El conflicto ruso/ucraniano nos demuestra, una vez más, que el mundo moderno ya no puede estar aislado de los sucesos, buenos o malos, que se producen en cualquier punto del planeta. Y eso tiene mucho que ver con los problemas catastróficos que se anuncian, casi diariamente, debido al llamado “calentamiento global”, que comienza a incidir en los bruscos cambios climáticos, nunca observados en los siglos precedentes por la humanidad, mientras el calor atmosférico aumenta año con año hasta que, se profetiza científicamente, llegará un instante en que no podrá resistirse en nuestro amado planeta, ni por las plantas, ni por los animales, menos por los seres humanos, como lo dijo recientemente el Secretario General de la ONU, don Antonio Guterres.

El uso incontrolado de los combustibles, derivados del petróleo, envenena con “smog” el aire que respiramos y produce acumulaciones monstruosas de plásticos en mares y ríos, que han exterminado miles de especies de peces, mariscos diversos, crustáceos, tortugas, incluso, ballenas, focas, leones marinos, pingüinos, etc. cuya supervivencia es, hoy por hoy, una de las mayores preocupaciones de los ecologistas.
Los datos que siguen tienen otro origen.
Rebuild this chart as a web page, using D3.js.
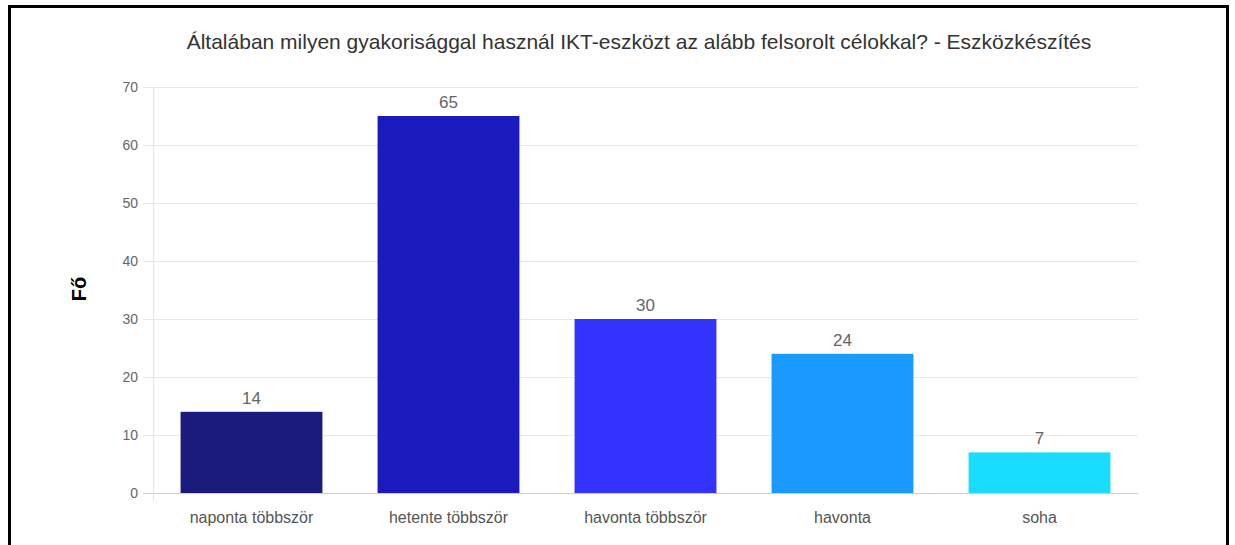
<!DOCTYPE html>
<html>
<head>
<meta charset="utf-8">
<script src="https://cdn.jsdelivr.net/npm/d3@7"></script>
<style>
    body { margin: 0; background: #fff; }
    svg { font-family: "Liberation Sans", Arial, sans-serif; }
</style>
</head>
<body>
<svg id="chart" width="1235" height="545"></svg>
<script>
const categories = ["naponta többször", "hetente többször", "havonta többször", "havonta", "soha"]
const values = [14, 65, 30, 24, 7]
const barColors = ["#1b1b7d", "#1a1abf", "#3333ff", "#1a99ff", "#1adcff"]
const yTicks = [0, 10, 20, 30, 40, 50, 60, 70]
const title = "Általában milyen gyakorisággal használ IKT-eszközt az alább felsorolt célokkal? - Eszközkészítés"
const yLabel = "Fő"

let svg = d3.select("#chart")

// frame
svg.append("rect")
    .attr("x", 9.5).attr("y", 6.5)
    .attr("width", 1218).attr("height", 560)
    .attr("fill", "none").attr("stroke", "#000").attr("stroke-width", 3)

let margin = { left: 153, right: 1138, top: 87, bottom: 493 }

let x = d3.scaleBand()
    .domain(categories)
    .range([margin.left, margin.right])
    .paddingInner(0.28)
    .paddingOuter(0.14)

let y = d3.scaleLinear().domain([0, 70]).range([margin.bottom, margin.top])

// grid
svg.append("g")
    .selectAll("line")
    .data(yTicks)
    .enter()
    .append("line")
    .attr("x1", margin.left - 10)
    .attr("x2", margin.right)
    .attr("y1", (d) => y(d) + 0.5)
    .attr("y2", (d) => y(d) + 0.5)
    .attr("stroke", (d) => d == 0 ? "#cfcfcf" : "#e8e8e8")
    .attr("stroke-width", 1)

svg.append("line")
    .attr("x1", margin.left + 0.5).attr("x2", margin.left + 0.5)
    .attr("y1", margin.top).attr("y2", margin.bottom + 8)
    .attr("stroke", "#e3e3e3")

// y ticks
svg.append("g")
    .selectAll("text")
    .data(yTicks)
    .enter()
    .append("text")
    .attr("x", margin.left - 15)
    .attr("y", (d) => y(d))
    .attr("dy", "0.35em")
    .attr("text-anchor", "end")
    .attr("font-size", 14)
    .attr("fill", "#666")
    .text((d) => d)

// bars
svg.append("g")
    .selectAll("rect")
    .data(values)
    .enter()
    .append("rect")
    .attr("x", (d, i) => x(categories[i]))
    .attr("y", (d) => y(d))
    .attr("width", x.bandwidth())
    .attr("height", (d) => y(0) - y(d))
    .attr("fill", (d, i) => barColors[i])

// value labels
svg.append("g")
    .selectAll("text")
    .data(values)
    .enter()
    .append("text")
    .attr("x", (d, i) => x(categories[i]) + x.bandwidth() / 2)
    .attr("y", (d) => y(d) - 8)
    .attr("text-anchor", "middle")
    .attr("font-size", 17)
    .attr("fill", "#666")
    .text((d) => d)

// x labels
svg.append("g")
    .selectAll("text")
    .data(categories)
    .enter()
    .append("text")
    .attr("x", (d) => x(d) + x.bandwidth() / 2)
    .attr("y", 523)
    .attr("text-anchor", "middle")
    .attr("font-size", 16)
    .attr("fill", "#555")
    .text((d) => d)

// title
svg.append("text")
    .attr("x", 639)
    .attr("y", 49)
    .attr("text-anchor", "middle")
    .attr("font-size", 21)
    .attr("fill", "#333")
    .text(title)

// y label
svg.append("text")
    .attr("transform", "translate(86,289) rotate(-90)")
    .attr("text-anchor", "middle")
    .attr("font-size", 20)
    .attr("font-weight", "bold")
    .attr("fill", "#000")
    .text(yLabel)
</script>
</body>
</html>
En tierra, también grandes extensiones selváticas han sido “arrasadas” por la tala indiscriminada, con la finalidad de construir viviendas para una población que crece geométricamente año con año, pero sin medir las consecuencias funestas de esa destrucción de plantas y árboles, que trae muchísimas consecuencias negativas y terribles para la vida en general, como el aumento de la contaminación atmosférica, agotamiento de fuentes hídricas, muerte y desaparición de muchísimas especies de aves, mamíferos, insectos, reptiles, etc. a las que, muy pronto, podríamos sumarnos los seres humanos. Una de esas especies desaparecidas casi totalmente, son las abejas que nos producen miel, cuya causa es la desaparición de especies vegetales que les servían de alimento y, a la vez, como materia prima de su producción melífera. Todo en el mundo está concatenado lógicamente. Si algo falta en la cadena alimenticia, todo se arruina en su orden natural. Y de seguir así, sin tomar compromisos ecológicos serios y efectivos, en menos de dos siglos seremos un planeta moribundo, vagando eternamente con su cargamento fatídico, por el espacio sideral.

Volviendo al tema de esta columna, recuerdo que al atardecer del domingo 6 de mayo de 1951, siendo un “cipote” de muy corta edad, vivía con mi familia en la ciudad de Jucuapa, urbe usuluteca, cuando fuimos sacudidos por un violento terremoto que, en cosa de segundos, derribó casas, edificios comerciales y dejó numerosas víctimas humanas entre muertos y lesionados. Este sismo de gran magnitud afectó también a otras áreas como Chinameca, San Buenaventura, Santa Elena y más localidades circunvecinas. Gracias a la habilidad de un telegrafista que logró conectarse con San Miguel, la noticia del desastre pudo ser pronto conocida y el ejército envió tropas para resguardar la seguridad de bienes y personas, además que, por la mañana siguiente, nos regalaron vasos de leche y pan dulce. Mi papá envió a un subalterno, a socorrernos, pues era el comandante y capitán del puerto El Triunfo, en la bellísima y productiva Bahía de Jiquilisco.

Poco después llegamos a Soyapango y mis padres adquirieron una vivienda pequeña, pero con una porción regular de terreno cultivado con árboles de café y diversas frutas, que nos hacía evocar el medio en que vivíamos en Jucuapa y recuerdo que, cerca de lo que ahora es el Bulevar del Ejército, funcionaba una fábrica de abonos orgánicos, cuya materia prima era precisamente la basura y demás desechos que recogían los servicios de limpieza en Soyapango y San Salvador, en forma rudimentaria, pues incluso se utilizaban aún carretones tirados por mulas. Y aquí llegamos a lo que deseo exponer en forma sencilla, pues no conozco la técnica de producir fertilizantes, cuya escasez se anuncia será grave a causa del mismo conflicto que acribilla fatalmente a Ucrania.

Si en el año 1951, hace siete décadas, en un sitio de Soyapango (cuna de la industrialización salvadoreña), posiblemente sin mucha tecnología, pero con el entusiasmo muy propio de nosotros los salvadoreños, un grupo dinámico producía abonos orgánicos para los agricultores cercanos, pues aún se cultivaban cereales, caña de azúcar y tabaco en zonas próximas a la capital, ¿podríamos revivir el proyecto de utilizar desechos orgánicos para fabricar abonos agrícolas, y paliar en parte, o temporalmente, la crisis que se avecina en este rubro? Cedo la palabra a los profesionales químicos, industriales, emprendedores nacionales, etc. Querer es poder, decían mis padres. Reitero esas mismas palabras. Ahora o nunca.